BACKGROUND: Increased coffee intake is associated with reduced serum urate concentrations and lower risk of gout. Specific alleles of the GCKR, ABCG2, MLXIPL, and CYP1A2 genes have been associated with both reduced coffee intake and increased serum urate in separate genome-wide association studies (GWAS). The aim of this study was to determine whether these single nucleotide polymorphisms (SNPs) influence the risk of gout through their effects on coffee consumption. METHODS: This research was conducted using the UK Biobank Resource. Data were available for 130,966 European participants aged 40-69 years. Gout status and coffee intake were tested for association with four urate-associated SNPs: GCKR (rs1260326), ABCG2 (rs2231142), MLXIPL (rs1178977), and CYP1A2 (rs2472297). Multiple regression and path analysis were used to examine whether coffee consumption mediated the effect of the SNPs on gout risk.
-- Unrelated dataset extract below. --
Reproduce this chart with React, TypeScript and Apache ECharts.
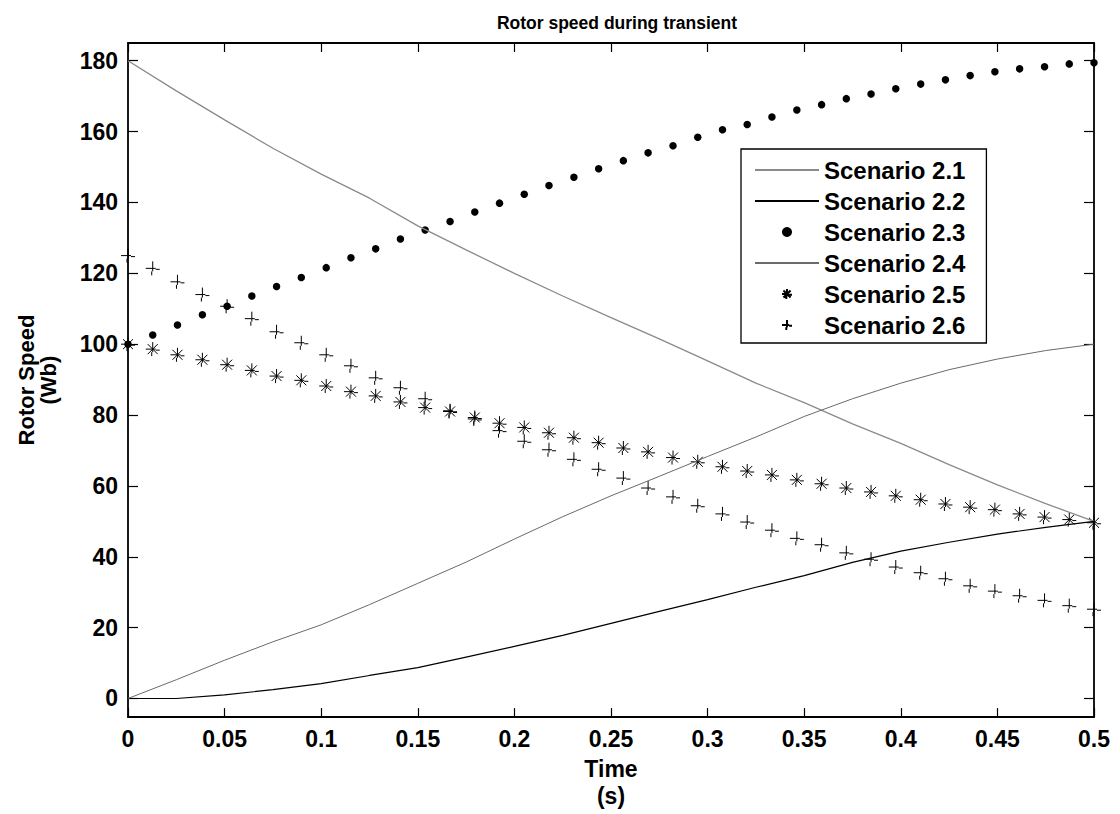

RESULTS: Coffee consumption was inversely associated with gout (multivariate adjusted odds ratio (95% confidence interval (CI)) for any coffee consumption 0.75 (0.67-0.84, P = 9 × 10-7)). There was also evidence of a dose-effect with multivariate adjusted odds ratio (95% CI) per cup consumed per day of 0.85 (0.82-0.87, P = 9 × 10-32). The urate-increasing GCKR, ABCG2, MLXIPL, and CYP1A2 alleles were associated with reduced daily coffee consumption, with the strongest associations for CYP1A2 (beta -0.30, P = 8 × 10-40), and MLXIPL (beta -0.17, P = 3 × 10-8), and weaker associations for GCKR (beta -0.07, P = 3 × 10-10) and ABCG2 (beta -0.09, P = 2 × 10-9). The urate-increasing GCKR and ABCG2 alleles were associated with gout (multivariate adjusted p < 5 × 10-8 for both), but the urate-increasing MLXIPL and CYP1A2 alleles were not. In mediation analysis, the direct effects of GCKR and ABCG2 accounted for most of the total effect on gout risk, with much smaller indirect effects mediated by coffee consumption. CONCLUSION: Coffee consumption is inversely associated with risk of gout. Although alleles at several SNPs associate with both lower coffee consumption and higher risk of gout, these SNPs largely influence gout risk directly, rather than indirectly through effects on coffee consumption.